General Mihailo Apostolski Military Academy
- Emblem
- Type: Public
- Established: 1995; 31 years ago
- Affiliations: Army of Macedonia
- Officer in charge: Prof. Dr. Colonel Orce Popovski
- Location: Skopje, Macedonia
- Colors: Red and Yellow
- Website: Military Academy

= Military Academy of North Macedonia =

The General Mihailo Apostolski Military Academy (Воена академија „Генерал Михаило Апостолски“) is the main educational institution for officers of the Army of Macedonia, located in Skopje.

== History ==
Three years of preparation preceded the Academy's founding.

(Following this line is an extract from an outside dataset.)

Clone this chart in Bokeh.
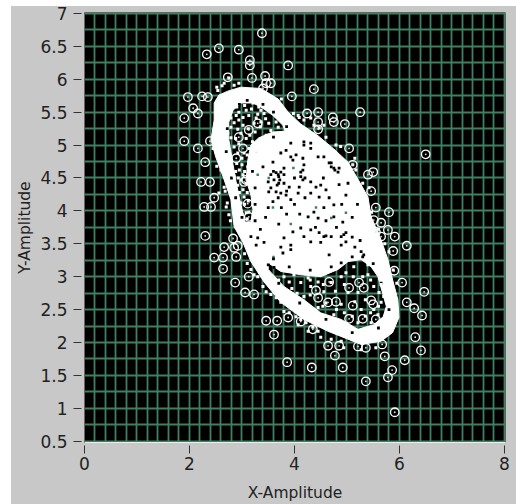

It was established on 7 June 1995 with the ratification of the Law on the Military Academy by the Assembly of Macedonia, with the first class of cadets entering the academy on 25 September 1995. In 1996 the Academy received the name "General Mihailo Apostolski" Military Academy (after Colonel general Mihailo Apostolski, leader of the Macedonian partisans, which fought against Axis powers during the National Liberation War of Macedonia, 1941-45). The Military Academy is defined as a military higher education and research institution, according to the law, and its activities are in accordance with the Law on Higher Education and Law on scientific research in the country.

In the academic year 2003-04 not accept cadets for undergraduate studies. In December 2008, the government decided to restart the work of the Military Academy as a part of the Goce Delčev University (Štip), and in September 2009, after restarting its function, the Military Academy has been received and a new class of cadets.